Targa sulla piazza della chiesa di Roccatagliata (Neirone, Genova)

… fu introdotta in Europa, ovviamente, dagli spagnoli che avevano conquistato il Perù, e arrivò in Italia nel 1584, portata dai frati carmelitani scalzi, proprio a Genova. Da lì passò in Toscana, nelle valli piemontesi, e poi, ad opera dei valdesi, in Svizzera, Austria e Germania. La Liguria fu la prima regione italiana ad impiegare la patata per preparare purè e gnocchi, nel periodo pre e postnapoleonico, ma non fu facile farla accettare ai contadini. Nel 1792, Michele Dondero, parroco di Roccatagliata, un paese dell’alta val Fontanabuona, dovette mangiare un piatto di patate di fronte a tutti suoi compaesani per convincerli a cibarsene. A lui, come pioniere della coltivazione delle patate, è dedicata la piazza del paese e certamente meritevole fu il suo impegno dato che, come lui stesso racconta, le sue patate salvarono molte famiglie dalla fame e dalla dispersione.

…come altre solanacee, contiene diverse sostanze tossiche (glicoalcaloidi), soprattutto nelle parti verdi, nei fiori, nei germogli, nei frutti e nei tuberi che esposti alla luce si rinverdiscono, come difesa all’essere scoperti. La principale di queste tossine è la solanina, che è presente in minima parte nel tubero (meno di 10 mgr per 100 gr) e concentrata soprattutto nella buccia. Mio padre raccontava che nel campo in Pomerania, dove era prigioniero come IMI nel 1944, la fame li aveva spinti a provare ad assaggiare anche le bucce delle rade patate che avevano a disposizione, ma il risultato fu abbastanza disastroso. La solanina provoca gastroenterite, vertigini, tachicardia e crampi.

… nel XV secolo, gli indios che vivevano sugli altopiani andini coltivavano più di 3000 varietà di patate, un tipo di patata diversa per ogni ambiente. La biodiversità assicurava il successo, se una varietà andava male, ce n’era sempre un’altra che poteva salvarsi. Oggi si tendono a usare poche varietà, con il rischio della monocultura, come quella che provocò la grande carestia irlandese del 1845, causata da un’epidemia di peronospora che distrusse tutti i raccolti.

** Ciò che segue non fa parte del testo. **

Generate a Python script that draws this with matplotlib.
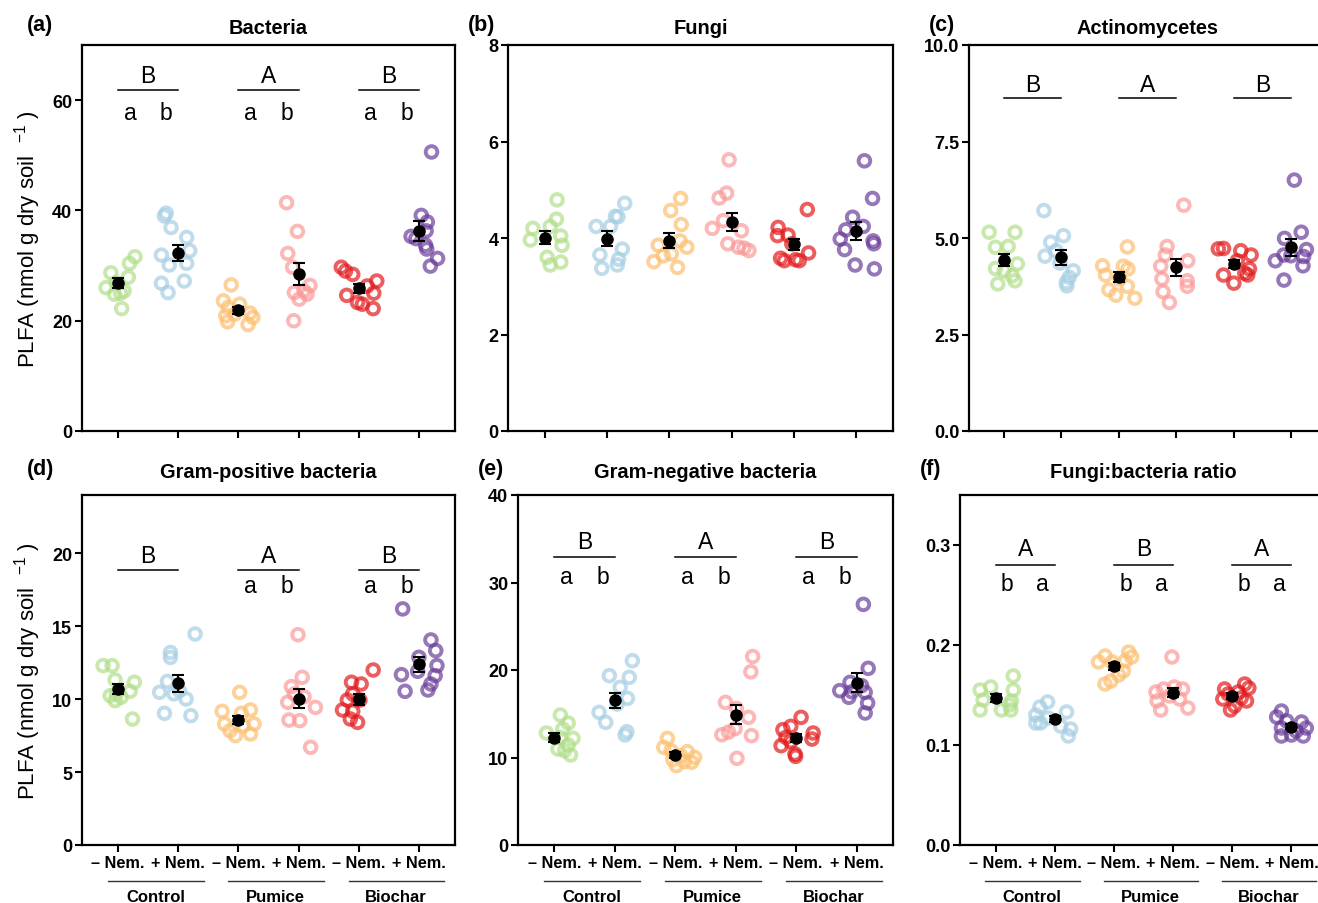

… mentre esistono migliaia di varietà di patate della specie Solanum tuberosum, distinguibili per la dimensione, la forma e il colore dei tuberi (pelle bianca, gialla, bruna, rosa, rossa, viola, nerastra) il colore e la qualità della ‘pasta’ (bianca, rossa, gialla viola) e la tenuta nella cottura, ci sono anche centinaia di specie di patate selvatiche differenti da S.tuberosum, non impiegate per la produzione,  ma assai importanti come tesoro di diversità genetica. Infatti esse possono presentare geni di resistenza alle malattie e di adattamento a condizioni ambientali difficili, utili al miglioramento della patate coltivate.